Step 1 is to incorporate the necessary amr header files, include any header files required by the user's code segments, and declare any local variables needed in this routine.
        subroutine hydro_3d (mype,dt)

! Include the amr package's header files.

      use paramesh_dimensions
      use physicaldata

! include file defining the tree
      use tree

! IMPORTANT: Expose the PARAMESH interface blocks to your code
use paramesh_interfaces
use paramesh_mpi_interfaces

! include file required for mpi library.

        include 'mpi.f'


! Include header files for user's code.
        include 'user_header_file.fh'


! Declare any local variables required.
        real :: dt,dthalf

        real :: rho (1:nxb+2*nguard,1:nyb+2*nguard,1:nzb+2*nguard)
        real :: vx  (1:nxb+2*nguard,1:nyb+2*nguard,1:nzb+2*nguard)
        real :: vy  (1:nxb+2*nguard,1:nyb+2*nguard,1:nzb+2*nguard)
        real :: vz  (1:nxb+2*nguard,1:nyb+2*nguard,1:nzb+2*nguard)
        real :: ener(1:nxb+2*nguard,1:nyb+2*nguard,1:nzb+2*nguard)

        real :: xfluxes(5,1:nxb+2*nguard+1,1:nyb+2*nguard  ,1:nzb+2*nguard)
        real :: yfluxes(5,1:nxb+2*nguard  ,1:nyb+2*nguard+1,1:nzb+2*nguard)
        real :: zfluxes(5,1:nxb+2*nguard  ,1:nyb+2*nguard  ,1:nzb+2*nguard+1)

        real :: src(5,1:nxb+2*nguard,1:nyb+2*nguard,1:nzb+2*nguard)


        integer :: mype,iopt,nlayers,jface,lb
Notice that the file mpif.h must be included here.

We are going to use a predictor-corrector type time integration. The solution will be advanced through a half timestep using source terms computed at the beginning of the timestep. Then this `prediction' of the solution at the half timestep is used to re-compute the source terms at the half-timestep, which can then be used to advance the solution through the full timestep, but now using time-centered source terms. This is a very common second order accurate time integration technique.

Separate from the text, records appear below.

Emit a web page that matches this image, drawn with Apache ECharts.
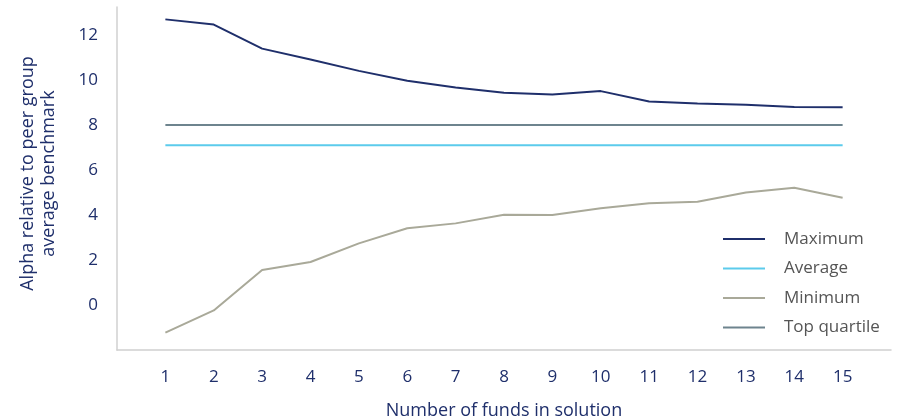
<!DOCTYPE html>
<html>
<head>
<meta charset="utf-8">
<script src="https://cdn.jsdelivr.net/npm/echarts@6/dist/echarts.min.js"></script>
<style>
  html, body { margin: 0; padding: 0; background: #fff; }
  #chart { width: 901px; height: 419px; }
</style>
</head>
<body>
<div id="chart"></div>
<script>
const funds = [1, 2, 3, 4, 5, 6, 7, 8, 9, 10, 11, 12, 13, 14, 15]
const maximum = [12.7, 12.47, 11.4, 10.92, 10.41, 9.97, 9.67, 9.44, 9.36, 9.51, 9.05, 8.96, 8.9, 8.8, 8.79]
const average = [7.1, 7.1, 7.1, 7.1, 7.1, 7.1, 7.1, 7.1, 7.1, 7.1, 7.1, 7.1, 7.1, 7.1, 7.1]
const minimum = [-1.23, -0.24, 1.56, 1.91, 2.74, 3.41, 3.63, 4.01, 4.0, 4.3, 4.52, 4.59, 5.0, 5.21, 4.77]
const topQuartile = [8, 8, 8, 8, 8, 8, 8, 8, 8, 8, 8, 8, 8, 8, 8]
const yTicks = [0, 2, 4, 6, 8, 10, 12]

const navy = '#1f2f6b'
const font = 'Open Sans'

const pairs = vals => funds.map((f, i) => [f, vals[i]])

const lineSeries = (name, vals, color) => ({
  name: name,
  type: 'line',
  data: pairs(vals),
  symbol: 'none',
  lineStyle: { color: color, width: 2 },
  itemStyle: { color: color },
})

const options = {
  animation: false,
  grid: { left: 117, right: 10, top: 7, bottom: 69, outerBoundsMode: 'none', containLabel: false },
  legend: {
    orient: 'vertical',
    left: 718,
    top: 224,
    icon: 'rect',
    itemWidth: 42,
    itemHeight: 2,
    itemGap: 9.5,
    textStyle: { color: '#555', fontSize: 17, fontFamily: font, lineHeight: 20, padding: [0, 0, 0, 14] },
    data: ['Maximum', 'Average', 'Minimum', 'Top quartile'],
  },
  xAxis: {
    type: 'value',
    min: 0,
    max: 16,
    interval: 1,
    name: 'Number of funds in solution',
    nameLocation: 'middle',
    nameGap: 52,
    nameTextStyle: { color: navy, fontSize: 18, fontFamily: font },
    axisLine: { onZero: false, lineStyle: { color: '#d0d0d0', width: 1.5 } },
    axisTick: { show: false },
    splitLine: { show: false },
    axisLabel: {
      color: navy,
      fontSize: 17,
      fontFamily: font,
      margin: 19,
      formatter: v => (funds.indexOf(v) >= 0 ? String(v) : ''),
    },
  },
  yAxis: {
    type: 'value',
    min: -2,
    max: 13.25,
    interval: 2,
    name: 'Alpha relative to peer group\naverage benchmark',
    nameLocation: 'middle',
    nameGap: 58,
    nameTextStyle: { color: navy, fontSize: 18, fontFamily: font, lineHeight: 21, padding: [0, 0, 0, 10] },
    axisLine: { show: true, lineStyle: { color: '#d0d0d0', width: 1.5 } },
    axisTick: { show: false },
    splitLine: { show: false },
    axisLabel: {
      color: navy,
      fontSize: 17,
      fontFamily: font,
      margin: 19,
      showMaxLabel: false,
      formatter: v => (yTicks.indexOf(v) >= 0 ? String(v) : ''),
    },
  },
  series: [
    lineSeries('Maximum', maximum, '#1f2f6b'),
    lineSeries('Average', average, '#5ccbec'),
    lineSeries('Minimum', minimum, '#a9a999'),
    lineSeries('Top quartile', topQuartile, '#6e848e'),
  ],
}

const chart = echarts.init(document.getElementById('chart'))
chart.setOption(options)
window.onresize = function () {
  chart.resize()
}
</script>
</body>
</html>
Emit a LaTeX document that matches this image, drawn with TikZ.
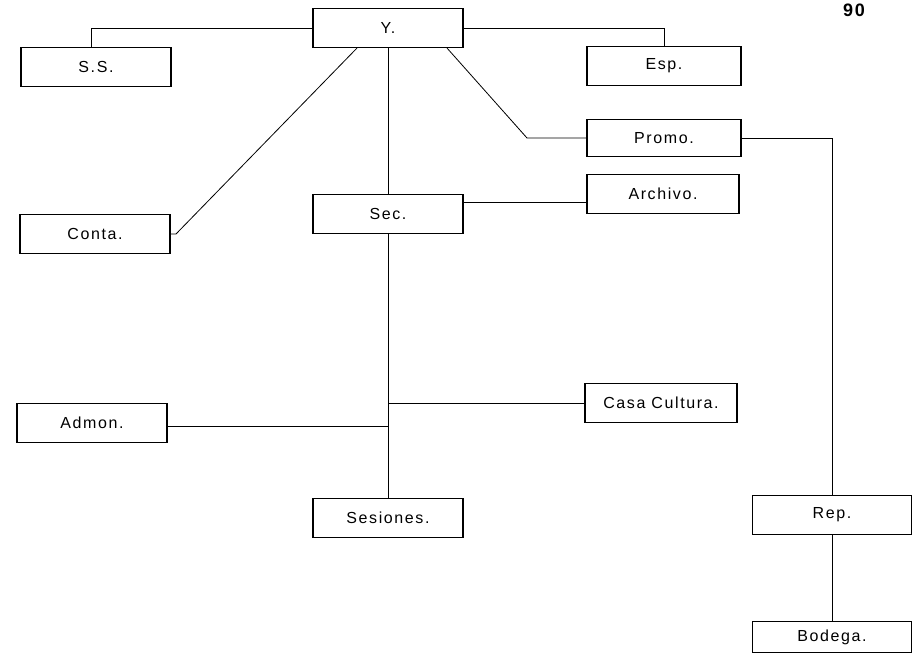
\documentclass[tikz,border=0pt]{standalone}
\usepackage{fontspec}
\setmainfont[LetterSpace=10]{Liberation Sans}
\usepackage{tikz}

\begin{document}
\begin{tikzpicture}[
    x=1pt, y=-1pt,
    unit/.style={draw, line width=1.1pt, minimum width=150pt, minimum height=39pt, inner sep=0pt, font=\fontsize{16}{19}\selectfont},
    conn/.style={draw, line width=0.8pt}
]
\useasboundingbox (0,0) rectangle (918,653);

% page number
\node[font=\fontsize{18}{22}\selectfont\bfseries, inner sep=0pt] (pag) at (854,10) {90};

% top row
\node[unit] (y) at (388,28) {Y.};
\node[unit] (ss) at (96,67) {S.S.};
\node[unit, minimum width=154pt] (esp) at (664,66) {Esp.};
\node[unit, minimum width=154pt, minimum height=37pt] (promo) at (664,138) {Promo.};
\node[unit, minimum width=152pt] (archivo) at (663,194) {Archivo.};

% middle
\node[unit] (conta) at (95,234) {Conta.};
\node[unit] (sec) at (388,214) {Sec.};
\node[unit] (admon) at (92,423) {Admon.};
\node[unit, minimum width=152pt] (casa) at (661,403) {Casa Cultura.};

% bottom
\node[unit] (sesiones) at (388,518) {Sesiones.};
\node[unit, minimum width=159pt] (rep) at (832,515) {Rep.};
\node[unit, minimum width=159pt, minimum height=31pt] (bodega) at (832,637) {Bodega.};

% bend points
\coordinate (pbend) at (527,138);
\coordinate (cbend) at (176,234);

% from Y.
\draw[conn] (y.west) -| ([xshift=-5pt]ss.north);
\draw[conn] (y.east) -| (esp.north);
\draw[conn] ([xshift=59pt]y.south) -- (pbend) -- (promo.west);
\draw[conn] ([xshift=-31pt]y.south) -- (cbend) -- (conta.east);
\draw[conn] (y.south) -- (sec.north);

% from Sec.
\draw[conn] ([yshift=12pt]sec.east) -- ([yshift=-8pt]archivo.west);
\draw[conn] (sec.south) -- (sesiones.north);
\draw[conn] (casa.west) -- (casa.west -| sec.south);
\draw[conn] ([yshift=-3pt]admon.east) -- ([yshift=-3pt]admon.east -| sec.south);

% from Promo.
\draw[conn] (promo.east) -| (rep.north);
\draw[conn] (rep.south) -- (bodega.north);
\end{tikzpicture}
\end{document}
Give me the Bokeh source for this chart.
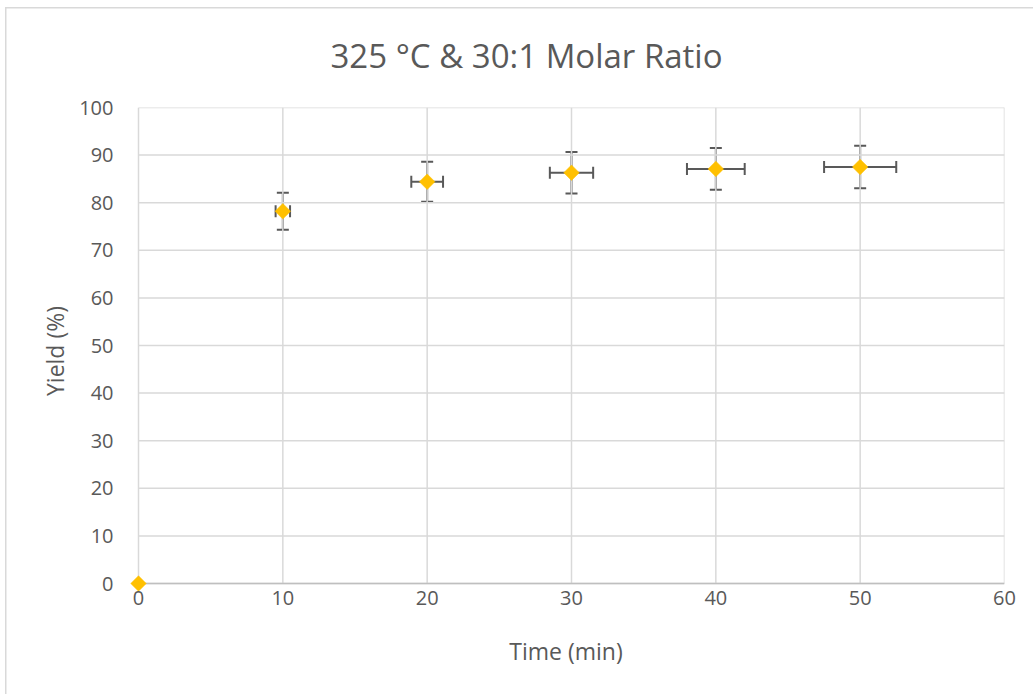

In this illustration, the source terms will be computed in a routine called SOURCE, which is fed the current solution data as input, and the integration of the equations is performed by a routine called ADVANCE which updates the solution in place. Notice that ADVANCE has arguments called XFLUXES, YFLUXES and ZFLUXES which contain the fluxes at grid cell boundaries that are used to compute the updated solution.

We are now ready for step 2 which is the solution advance through a half-timestep. We could use Fortran 90 pointers to establish the connection between the user's variable names and our own, but in this instance we have chosen to do this with explicit copying.

! Make a temporary copy of the solution at the beginning of the timestep.
        t_unk(:,:,:,:,:) = unk(:,:,:,:,:)


! Integrate forward through a half timestep

        dthalf = dt*.5


! loop over leaf blocks on this processor
        if(lnblocks.gt.0) then
        do lb=1,lnblocks
        if(nodetype(lb).eq.1) then

! copy solution data for this block from PARAMESH data-structure to user's 
! local variables
                rho(:,:,:)  = unk(1,:,:,:,lb)
                vx(:,:,:)   = unk(2,:,:,:,lb)
                vy(:,:,:)   = unk(3,:,:,:,lb)
                vz(:,:,:)   = unk(4,:,:,:,lb)
                ener(:,:,:) = unk(5,:,:,:,lb)

! Compute required source terms on this block
                call source(src,rho,vx,vy,vz,ener)


! Advance the solution on this block through dt/2
                call advance(dthalf,rho,vx,vy,vz,ener, &
                            xfluxes,yfluxes,zfluxes,src)

        endif
        enddo
        endif
We can make this example a little more challenging by assuming that the calculation of source terms requires up to date guard cell data. The next segment does this, both at internal block boundaries, and at external boundaries. AMR_GUARDCELL handles external boundaries by applying the user supplied boundary condition routine, AMR_1BLK_BCSET. We discuss how to construct AMR_1BLK_BCSET and setting up boundary conditions in much more detail later in this guide.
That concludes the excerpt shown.